-- start RECORDS SUPPLIED --

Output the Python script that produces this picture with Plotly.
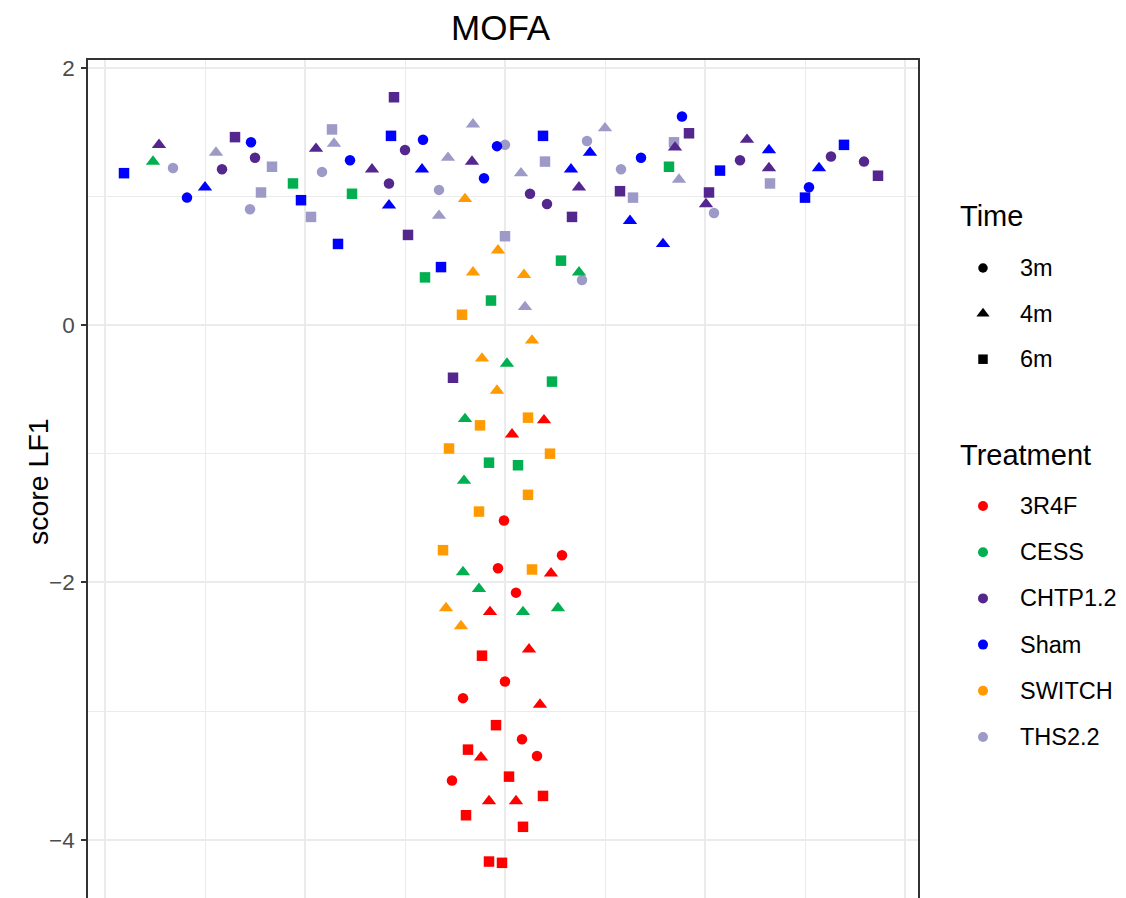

-- end RECORDS SUPPLIED --
-- start RECORDS SUPPLIED --

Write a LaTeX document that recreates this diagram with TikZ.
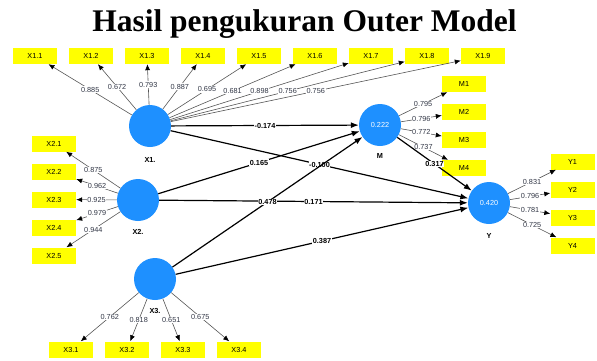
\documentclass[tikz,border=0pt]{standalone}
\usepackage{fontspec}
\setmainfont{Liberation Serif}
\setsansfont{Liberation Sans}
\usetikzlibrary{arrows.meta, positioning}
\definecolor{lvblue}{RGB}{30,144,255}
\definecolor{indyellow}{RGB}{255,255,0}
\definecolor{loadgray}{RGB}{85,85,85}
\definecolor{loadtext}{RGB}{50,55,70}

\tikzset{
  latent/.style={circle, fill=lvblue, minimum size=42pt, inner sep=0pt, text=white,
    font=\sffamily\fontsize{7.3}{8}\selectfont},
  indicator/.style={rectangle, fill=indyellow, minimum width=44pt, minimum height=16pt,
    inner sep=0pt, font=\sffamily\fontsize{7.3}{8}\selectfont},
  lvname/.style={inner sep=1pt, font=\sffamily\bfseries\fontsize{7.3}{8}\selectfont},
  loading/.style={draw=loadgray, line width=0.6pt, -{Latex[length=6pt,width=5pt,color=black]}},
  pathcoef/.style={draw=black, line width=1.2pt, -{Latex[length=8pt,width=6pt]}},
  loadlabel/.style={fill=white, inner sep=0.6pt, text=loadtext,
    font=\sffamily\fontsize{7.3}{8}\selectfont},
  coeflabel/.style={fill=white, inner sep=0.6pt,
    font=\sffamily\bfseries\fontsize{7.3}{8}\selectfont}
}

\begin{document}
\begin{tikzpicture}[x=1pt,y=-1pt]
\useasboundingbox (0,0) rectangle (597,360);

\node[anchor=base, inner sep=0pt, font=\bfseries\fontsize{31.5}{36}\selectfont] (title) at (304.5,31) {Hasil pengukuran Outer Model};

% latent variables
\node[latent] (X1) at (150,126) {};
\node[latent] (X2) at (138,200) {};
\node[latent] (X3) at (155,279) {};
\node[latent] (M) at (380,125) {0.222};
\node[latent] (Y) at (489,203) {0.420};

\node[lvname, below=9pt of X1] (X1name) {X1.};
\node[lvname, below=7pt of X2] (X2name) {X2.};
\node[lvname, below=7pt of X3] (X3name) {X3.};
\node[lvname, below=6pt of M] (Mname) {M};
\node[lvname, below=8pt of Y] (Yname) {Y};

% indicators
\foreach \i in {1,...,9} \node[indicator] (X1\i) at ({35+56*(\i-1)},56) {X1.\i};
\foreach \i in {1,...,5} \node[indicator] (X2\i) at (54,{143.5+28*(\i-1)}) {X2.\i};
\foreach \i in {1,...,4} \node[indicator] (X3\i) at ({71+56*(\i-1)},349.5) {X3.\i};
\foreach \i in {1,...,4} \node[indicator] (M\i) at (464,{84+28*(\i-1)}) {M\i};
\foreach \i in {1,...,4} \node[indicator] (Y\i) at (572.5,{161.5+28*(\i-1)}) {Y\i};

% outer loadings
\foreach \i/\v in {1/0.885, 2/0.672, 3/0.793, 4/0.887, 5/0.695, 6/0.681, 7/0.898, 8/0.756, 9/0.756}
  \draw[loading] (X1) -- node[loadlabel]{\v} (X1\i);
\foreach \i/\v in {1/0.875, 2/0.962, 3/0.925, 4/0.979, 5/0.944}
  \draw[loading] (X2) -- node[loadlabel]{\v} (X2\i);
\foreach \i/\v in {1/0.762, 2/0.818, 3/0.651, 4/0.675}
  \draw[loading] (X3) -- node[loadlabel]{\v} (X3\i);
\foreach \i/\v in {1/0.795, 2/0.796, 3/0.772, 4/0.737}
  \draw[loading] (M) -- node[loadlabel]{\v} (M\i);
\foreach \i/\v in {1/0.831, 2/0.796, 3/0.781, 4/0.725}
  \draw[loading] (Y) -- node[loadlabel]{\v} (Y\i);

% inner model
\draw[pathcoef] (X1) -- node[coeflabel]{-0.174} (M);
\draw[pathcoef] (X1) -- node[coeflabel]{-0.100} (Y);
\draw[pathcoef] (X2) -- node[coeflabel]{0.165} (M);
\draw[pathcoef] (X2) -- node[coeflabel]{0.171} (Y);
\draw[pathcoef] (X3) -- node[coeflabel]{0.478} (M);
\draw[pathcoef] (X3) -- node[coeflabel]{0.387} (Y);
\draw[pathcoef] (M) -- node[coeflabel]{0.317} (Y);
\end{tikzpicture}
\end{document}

-- end RECORDS SUPPLIED --

OBJECTIVE.
Search the entries for the word "with", then gather every line that has it.

IN RESPONSE.
Output the Python script that produces this picture with Plotly.
Write a LaTeX document that recreates this diagram with TikZ.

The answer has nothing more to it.